_MATERIAL:_
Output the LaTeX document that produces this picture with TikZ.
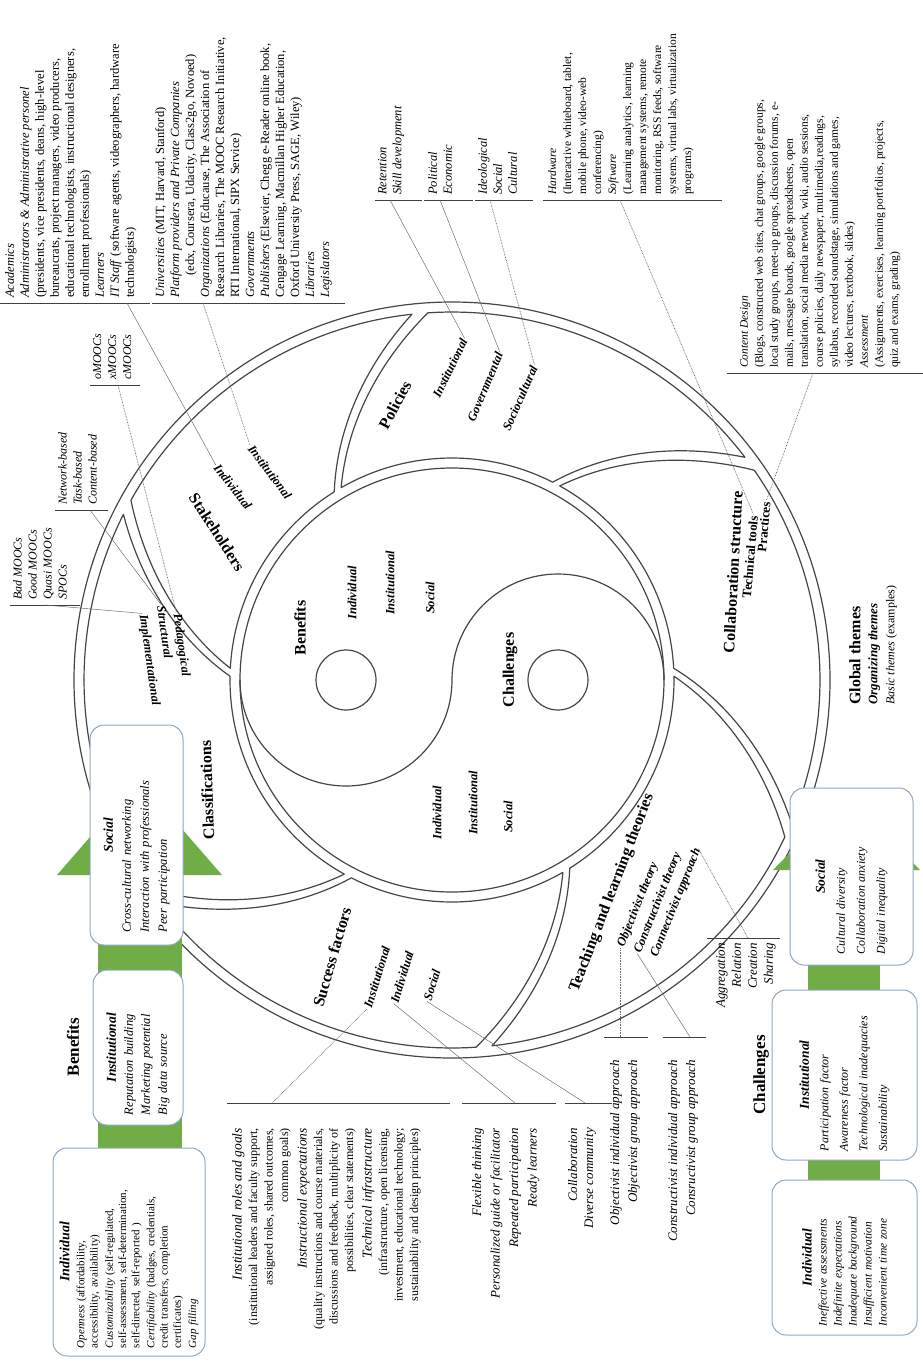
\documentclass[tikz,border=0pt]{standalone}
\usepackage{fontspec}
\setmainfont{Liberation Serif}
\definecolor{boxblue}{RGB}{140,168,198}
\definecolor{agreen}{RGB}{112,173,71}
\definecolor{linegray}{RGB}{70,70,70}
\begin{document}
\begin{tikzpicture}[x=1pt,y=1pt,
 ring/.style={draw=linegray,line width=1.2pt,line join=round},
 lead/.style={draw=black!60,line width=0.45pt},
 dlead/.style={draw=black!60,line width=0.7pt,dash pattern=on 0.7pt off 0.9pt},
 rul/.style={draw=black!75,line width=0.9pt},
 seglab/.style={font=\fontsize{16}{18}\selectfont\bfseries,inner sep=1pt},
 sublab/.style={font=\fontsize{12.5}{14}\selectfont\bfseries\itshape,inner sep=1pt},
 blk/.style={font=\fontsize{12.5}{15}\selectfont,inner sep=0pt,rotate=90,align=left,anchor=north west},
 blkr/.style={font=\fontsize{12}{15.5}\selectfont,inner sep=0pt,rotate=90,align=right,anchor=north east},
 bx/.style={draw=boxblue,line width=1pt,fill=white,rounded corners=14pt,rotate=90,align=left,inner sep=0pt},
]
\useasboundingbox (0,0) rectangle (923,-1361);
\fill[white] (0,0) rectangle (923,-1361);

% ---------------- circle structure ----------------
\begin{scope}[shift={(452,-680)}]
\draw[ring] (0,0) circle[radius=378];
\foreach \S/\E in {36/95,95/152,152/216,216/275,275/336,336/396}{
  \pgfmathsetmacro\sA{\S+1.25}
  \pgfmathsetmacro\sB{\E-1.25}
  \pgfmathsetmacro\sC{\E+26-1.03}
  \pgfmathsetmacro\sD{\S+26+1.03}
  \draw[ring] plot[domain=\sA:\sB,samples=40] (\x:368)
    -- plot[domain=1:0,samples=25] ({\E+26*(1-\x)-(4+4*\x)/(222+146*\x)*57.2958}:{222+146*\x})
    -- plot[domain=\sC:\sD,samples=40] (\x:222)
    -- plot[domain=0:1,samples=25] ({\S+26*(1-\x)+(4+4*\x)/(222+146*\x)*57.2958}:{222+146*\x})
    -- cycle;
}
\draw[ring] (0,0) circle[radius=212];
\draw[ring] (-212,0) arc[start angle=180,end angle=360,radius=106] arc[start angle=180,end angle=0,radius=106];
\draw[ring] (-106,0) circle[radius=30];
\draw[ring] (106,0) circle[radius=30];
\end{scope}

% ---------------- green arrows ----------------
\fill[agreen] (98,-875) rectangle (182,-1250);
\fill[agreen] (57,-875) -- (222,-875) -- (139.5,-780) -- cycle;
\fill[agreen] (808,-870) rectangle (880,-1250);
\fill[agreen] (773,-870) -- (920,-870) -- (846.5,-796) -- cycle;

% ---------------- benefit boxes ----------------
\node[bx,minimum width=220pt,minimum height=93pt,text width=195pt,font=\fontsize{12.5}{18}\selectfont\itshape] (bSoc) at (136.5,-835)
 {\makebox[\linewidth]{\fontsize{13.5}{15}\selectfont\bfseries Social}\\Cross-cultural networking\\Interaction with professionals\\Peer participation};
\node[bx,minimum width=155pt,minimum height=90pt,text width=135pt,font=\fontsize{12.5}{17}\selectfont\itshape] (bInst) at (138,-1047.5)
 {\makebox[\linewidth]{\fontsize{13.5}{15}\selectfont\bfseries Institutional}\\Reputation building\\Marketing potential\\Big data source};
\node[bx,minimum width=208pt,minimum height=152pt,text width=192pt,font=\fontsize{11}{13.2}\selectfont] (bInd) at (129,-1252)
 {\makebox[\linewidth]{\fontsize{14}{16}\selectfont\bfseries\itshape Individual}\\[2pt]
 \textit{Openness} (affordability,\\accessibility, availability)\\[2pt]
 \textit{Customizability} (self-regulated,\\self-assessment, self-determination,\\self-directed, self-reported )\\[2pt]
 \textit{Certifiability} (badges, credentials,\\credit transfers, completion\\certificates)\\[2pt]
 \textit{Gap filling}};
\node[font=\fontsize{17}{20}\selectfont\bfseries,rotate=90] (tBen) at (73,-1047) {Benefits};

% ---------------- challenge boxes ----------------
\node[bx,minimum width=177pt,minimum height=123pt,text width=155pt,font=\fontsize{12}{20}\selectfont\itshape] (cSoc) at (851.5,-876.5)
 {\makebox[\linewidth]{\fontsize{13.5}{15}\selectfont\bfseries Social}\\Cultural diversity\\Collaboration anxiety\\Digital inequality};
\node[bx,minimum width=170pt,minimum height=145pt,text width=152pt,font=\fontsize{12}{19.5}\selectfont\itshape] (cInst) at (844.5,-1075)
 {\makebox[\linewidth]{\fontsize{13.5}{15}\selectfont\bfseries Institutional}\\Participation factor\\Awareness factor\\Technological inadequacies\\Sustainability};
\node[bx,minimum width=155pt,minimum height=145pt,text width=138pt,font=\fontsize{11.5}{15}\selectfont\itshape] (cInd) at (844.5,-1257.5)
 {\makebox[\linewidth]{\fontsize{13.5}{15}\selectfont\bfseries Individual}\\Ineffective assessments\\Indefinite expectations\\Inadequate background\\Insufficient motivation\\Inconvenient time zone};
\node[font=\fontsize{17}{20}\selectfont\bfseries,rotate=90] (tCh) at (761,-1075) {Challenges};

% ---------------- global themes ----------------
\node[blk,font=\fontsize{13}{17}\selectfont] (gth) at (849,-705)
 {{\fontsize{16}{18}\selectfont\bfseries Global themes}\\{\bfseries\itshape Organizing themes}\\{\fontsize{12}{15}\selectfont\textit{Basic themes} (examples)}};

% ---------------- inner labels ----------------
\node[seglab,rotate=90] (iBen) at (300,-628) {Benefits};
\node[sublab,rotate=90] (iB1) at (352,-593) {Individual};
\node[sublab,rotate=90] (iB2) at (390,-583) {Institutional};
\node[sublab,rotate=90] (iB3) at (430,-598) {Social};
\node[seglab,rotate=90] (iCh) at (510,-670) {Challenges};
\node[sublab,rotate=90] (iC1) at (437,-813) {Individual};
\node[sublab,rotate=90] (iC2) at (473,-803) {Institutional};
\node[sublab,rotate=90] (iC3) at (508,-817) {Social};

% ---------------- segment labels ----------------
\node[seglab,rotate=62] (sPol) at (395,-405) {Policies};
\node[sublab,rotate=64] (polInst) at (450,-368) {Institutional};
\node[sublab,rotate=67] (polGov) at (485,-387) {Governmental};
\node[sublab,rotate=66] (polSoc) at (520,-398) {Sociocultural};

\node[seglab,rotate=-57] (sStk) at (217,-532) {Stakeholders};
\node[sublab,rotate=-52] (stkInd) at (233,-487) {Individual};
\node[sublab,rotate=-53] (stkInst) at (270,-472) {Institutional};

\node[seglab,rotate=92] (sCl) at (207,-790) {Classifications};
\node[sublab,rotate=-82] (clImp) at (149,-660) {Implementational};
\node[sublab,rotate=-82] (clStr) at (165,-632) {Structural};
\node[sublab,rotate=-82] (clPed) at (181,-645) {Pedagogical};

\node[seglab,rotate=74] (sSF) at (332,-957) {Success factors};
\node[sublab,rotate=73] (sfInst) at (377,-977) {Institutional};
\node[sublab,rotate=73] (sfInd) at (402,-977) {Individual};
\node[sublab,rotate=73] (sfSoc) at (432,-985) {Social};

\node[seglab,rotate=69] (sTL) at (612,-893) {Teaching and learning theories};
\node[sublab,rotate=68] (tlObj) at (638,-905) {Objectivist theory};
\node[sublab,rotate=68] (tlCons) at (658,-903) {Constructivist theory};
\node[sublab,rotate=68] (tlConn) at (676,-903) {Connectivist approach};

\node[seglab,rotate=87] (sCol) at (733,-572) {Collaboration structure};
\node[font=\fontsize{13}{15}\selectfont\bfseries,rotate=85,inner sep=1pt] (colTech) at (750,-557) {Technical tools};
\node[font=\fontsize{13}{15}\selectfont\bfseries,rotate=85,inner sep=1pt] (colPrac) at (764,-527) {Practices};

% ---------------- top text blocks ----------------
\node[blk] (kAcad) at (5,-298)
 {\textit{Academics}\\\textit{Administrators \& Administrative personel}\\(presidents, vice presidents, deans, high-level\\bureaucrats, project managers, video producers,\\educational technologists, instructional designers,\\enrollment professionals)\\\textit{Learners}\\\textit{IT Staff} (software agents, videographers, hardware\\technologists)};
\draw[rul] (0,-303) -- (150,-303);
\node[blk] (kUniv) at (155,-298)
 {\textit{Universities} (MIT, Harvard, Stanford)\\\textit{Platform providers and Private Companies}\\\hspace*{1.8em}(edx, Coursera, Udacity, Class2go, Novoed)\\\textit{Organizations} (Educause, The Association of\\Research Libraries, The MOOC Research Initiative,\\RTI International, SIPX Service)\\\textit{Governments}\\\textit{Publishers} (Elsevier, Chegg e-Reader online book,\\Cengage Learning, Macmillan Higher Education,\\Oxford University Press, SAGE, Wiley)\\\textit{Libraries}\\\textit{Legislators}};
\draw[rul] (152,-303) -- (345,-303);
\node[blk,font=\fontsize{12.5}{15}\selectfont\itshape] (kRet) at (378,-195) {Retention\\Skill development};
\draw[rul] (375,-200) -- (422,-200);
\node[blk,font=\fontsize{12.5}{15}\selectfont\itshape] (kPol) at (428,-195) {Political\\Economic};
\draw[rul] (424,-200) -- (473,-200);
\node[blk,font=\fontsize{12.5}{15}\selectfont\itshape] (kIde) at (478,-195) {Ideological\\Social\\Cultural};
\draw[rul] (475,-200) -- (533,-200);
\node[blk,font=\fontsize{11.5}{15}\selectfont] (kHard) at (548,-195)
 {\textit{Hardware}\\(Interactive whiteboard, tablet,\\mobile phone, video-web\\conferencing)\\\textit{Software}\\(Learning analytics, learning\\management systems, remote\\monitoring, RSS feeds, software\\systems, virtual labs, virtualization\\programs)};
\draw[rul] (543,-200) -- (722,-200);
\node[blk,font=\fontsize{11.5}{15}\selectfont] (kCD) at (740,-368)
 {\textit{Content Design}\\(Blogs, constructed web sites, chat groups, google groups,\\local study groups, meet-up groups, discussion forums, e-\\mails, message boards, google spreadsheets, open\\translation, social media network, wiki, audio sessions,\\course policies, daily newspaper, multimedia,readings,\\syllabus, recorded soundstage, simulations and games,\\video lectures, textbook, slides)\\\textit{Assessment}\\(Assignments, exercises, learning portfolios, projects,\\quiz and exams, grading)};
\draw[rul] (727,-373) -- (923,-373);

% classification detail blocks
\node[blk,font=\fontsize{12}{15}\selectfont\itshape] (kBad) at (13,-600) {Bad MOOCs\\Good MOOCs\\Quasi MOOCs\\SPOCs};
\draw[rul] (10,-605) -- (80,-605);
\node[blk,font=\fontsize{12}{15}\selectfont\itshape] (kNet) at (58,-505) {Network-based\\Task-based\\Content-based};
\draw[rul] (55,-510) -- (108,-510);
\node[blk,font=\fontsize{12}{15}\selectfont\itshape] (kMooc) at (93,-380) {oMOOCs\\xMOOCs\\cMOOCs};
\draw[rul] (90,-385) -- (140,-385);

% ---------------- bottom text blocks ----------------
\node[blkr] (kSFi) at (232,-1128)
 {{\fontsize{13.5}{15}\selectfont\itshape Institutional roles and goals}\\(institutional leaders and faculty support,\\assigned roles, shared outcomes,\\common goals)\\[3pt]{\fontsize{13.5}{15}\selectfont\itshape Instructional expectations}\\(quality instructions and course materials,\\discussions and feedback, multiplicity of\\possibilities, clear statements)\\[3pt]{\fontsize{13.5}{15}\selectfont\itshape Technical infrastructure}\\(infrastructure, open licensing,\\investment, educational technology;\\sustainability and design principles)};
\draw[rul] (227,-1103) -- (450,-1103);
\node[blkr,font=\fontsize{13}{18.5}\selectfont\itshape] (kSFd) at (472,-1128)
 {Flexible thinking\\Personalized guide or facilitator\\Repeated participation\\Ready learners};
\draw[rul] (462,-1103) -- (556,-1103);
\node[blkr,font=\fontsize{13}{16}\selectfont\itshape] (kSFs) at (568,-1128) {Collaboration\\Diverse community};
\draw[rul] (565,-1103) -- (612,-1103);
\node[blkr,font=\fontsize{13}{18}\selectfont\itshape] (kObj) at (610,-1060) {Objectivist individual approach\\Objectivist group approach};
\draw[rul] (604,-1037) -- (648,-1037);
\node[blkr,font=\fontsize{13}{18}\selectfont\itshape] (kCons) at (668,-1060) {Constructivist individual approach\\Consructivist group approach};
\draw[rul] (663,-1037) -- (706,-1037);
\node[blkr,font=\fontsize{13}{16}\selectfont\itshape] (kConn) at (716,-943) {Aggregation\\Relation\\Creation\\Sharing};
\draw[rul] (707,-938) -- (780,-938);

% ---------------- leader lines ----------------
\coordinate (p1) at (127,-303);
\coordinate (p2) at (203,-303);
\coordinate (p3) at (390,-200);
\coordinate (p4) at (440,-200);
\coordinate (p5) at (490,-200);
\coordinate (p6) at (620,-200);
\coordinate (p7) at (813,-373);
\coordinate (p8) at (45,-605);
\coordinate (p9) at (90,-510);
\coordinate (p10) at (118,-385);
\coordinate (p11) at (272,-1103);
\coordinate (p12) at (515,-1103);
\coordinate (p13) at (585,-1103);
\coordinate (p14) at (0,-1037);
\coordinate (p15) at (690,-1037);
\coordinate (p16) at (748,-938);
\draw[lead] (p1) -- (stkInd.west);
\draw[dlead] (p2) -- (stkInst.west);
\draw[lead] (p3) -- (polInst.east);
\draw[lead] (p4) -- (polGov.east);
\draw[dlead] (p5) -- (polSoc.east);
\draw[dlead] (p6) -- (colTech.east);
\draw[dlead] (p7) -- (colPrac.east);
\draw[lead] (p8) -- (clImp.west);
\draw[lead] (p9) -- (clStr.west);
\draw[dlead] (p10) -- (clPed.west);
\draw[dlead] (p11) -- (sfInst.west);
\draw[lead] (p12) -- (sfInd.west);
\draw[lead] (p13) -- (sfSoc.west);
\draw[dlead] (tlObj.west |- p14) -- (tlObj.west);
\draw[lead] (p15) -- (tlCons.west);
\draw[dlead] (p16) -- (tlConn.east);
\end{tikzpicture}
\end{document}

_PROBLEM DETAILS:_
Find the count of lines in the data above where the string "with" occurs. Provide that number alone.

_ANSWER TO THE EXERCISE:_
2